Toni Morrison’s A Mercy feels like her best book yet. I say “feels” because in the novel Morrison creates — not just conveys but actually creates — such feelings, both physical and emotional, that I experienced what each of the narrators experience (the narration changes from chapter to chapter, seamlessly, perfectly). I felt the fog roiling around me, the rocking ship beneath me, the assurance of firm land (and the disorientation of its solidity after a life at sea), and the the rolling gait of the horse I traveled on. I also felt the envy of seeing another man’s bounty, all the worse for it being undeserved; the peace of finding a kinship with another, and love; I felt viscerally the fear of being an unprotected woman alone; and worst of all, I felt the despair of loss beyond my control, and the wretched grabbing for anything to pull me out of the consuming grief.
Despair in the novel is always there, kept at bay, but still there. It is the dark shadow of being alone and confined. Each narrator is an orphan of some sort; they have been flung out in the world to make it on their own. They are shackled in their efforts by their identity, confined inescapably by race or gender or class or religion to be treated a certain way.
But Morrison also presents the confinement that is good and necessary and a savior against despair. That is the desired confinement of inclusion within a clan, a friendship, a marriage. The narrators of A Mercy are brought together and together they create a unit, a community made up of themselves. It is an unlikely bunch and not an easy grouping, but they feel safe within the enclosed world they have made. Change inevitably intervenes and the reactions of each character are completely believable but heartbreaking, nevertheless. The desired confinement is no longer there, and yet the inescapable confinements press in, even more.

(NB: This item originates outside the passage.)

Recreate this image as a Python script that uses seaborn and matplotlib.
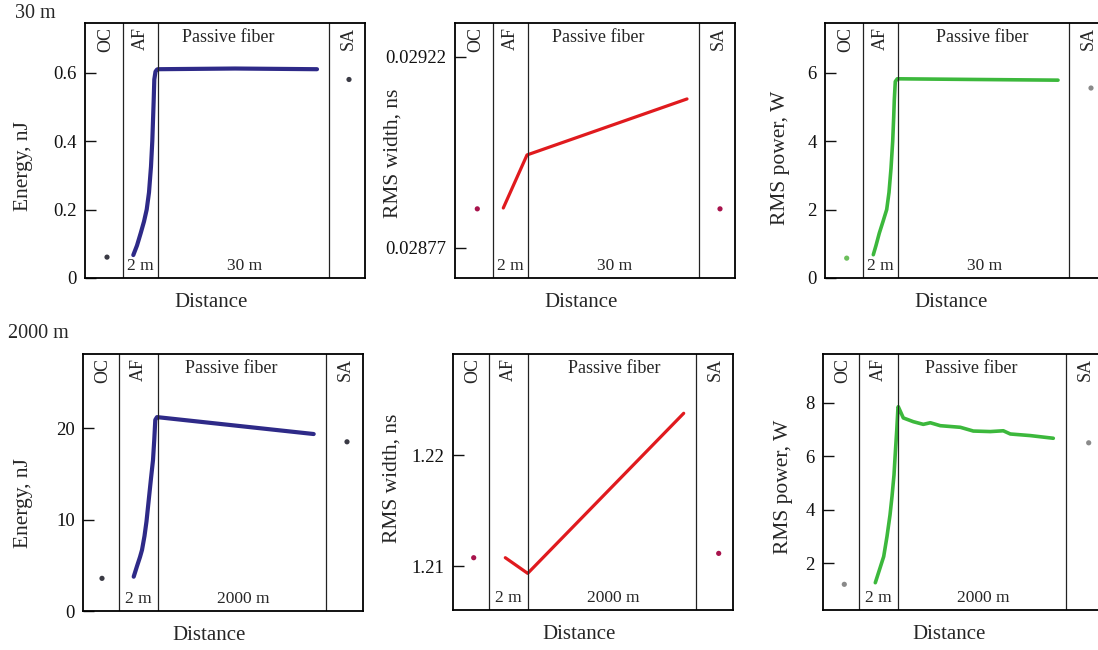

Given the harsh circumstances of the early days of European-governed America, a community of some sort was necessary to survive. Groupings based on religion and language developed, and usually with a strong barrier between those within and those without the group. There was a strange dichototmy in this new land between freedom (great open spaces, clean and abundant land and water, wild opportunities) and fear (of strangeness, otherness, wilderness). Community offered a kind of protection but freedoms were constrained to control the community. Throw in greed and you have the savagery that allowed slavery, witch hunts, decimation of native tribes, indentured servitude, and religious hypocrisy to the Nth degree. A Mercy documents all the above.
But A Mercy also allows that there were acts of goodness that reached out across enclosed groups and that survived the savagery, fought against it even. There are many acts of mercy in this book, acts of self-sacrifice and generosity and simple kindness. Rarely, if ever, is there a mercy rendered whose motive is understood by the one receiving it, but is that a failure of mercy or of understanding? The act of mercy referred to in the title saves one character from a threat but delivers her into a consuming sense of abandonment: I believe she can survive the latter but could not have survived the former.
So what is the value of community? Friends and family, people with whom we share values, are vital to our own well-being. But there also has to be a generosity across the communities to allow people to live freely and as they wish: no dominion of one group over another.
There is a beautifully rendered section of the book (actually, the whole thing is beautifully rendered) when a woman is coming across the ocean from England to be married to a man she’s never met. She travels in the lowest level of comfort, shared with a group of other women, some being transported out of England for crimes and others coming to America as indentured servants or prostitutes. Within the miserable confines of their shared space, the women create a brief but comforting community. No men are there, defining them or taking them or rejecting them: “Women of and for men, in those few moments, they were neither” and they are safe. “Wretched as was the space they crouched in, it was nevertheless blank where a past did not haunt nor a future beckon.” I find that sentence absolutely perfect in rendering that feeling of being suspended in time: after lifetimes of only worry and fear, for a time they are free. Contrast it to the slave ship described later, where there the past and the future are as real as the present: the fear is all consuming and the present is horrible, bodies shackled together and the only freedom, death.
Even within the comfort of love or friendship, and certainly in the larger world of communities, there is failure of understanding. Is Morrison demonstrating that we rarely understand each other, that we fail in our efforts at connection, and thus we are always alone? Maybe. But at the same time, Morrison shows it is necessary that we continue to strive for connection because it is only these relationships of friend, lover, and community, that can allow for us some place of safe haven. Connection serves as protection against all the ways in which we are unfairly confined by our gender or religion or race. And acts of mercy, understood or not, have a power that transcends confinement, and can transform a destiny of despair to one of hope.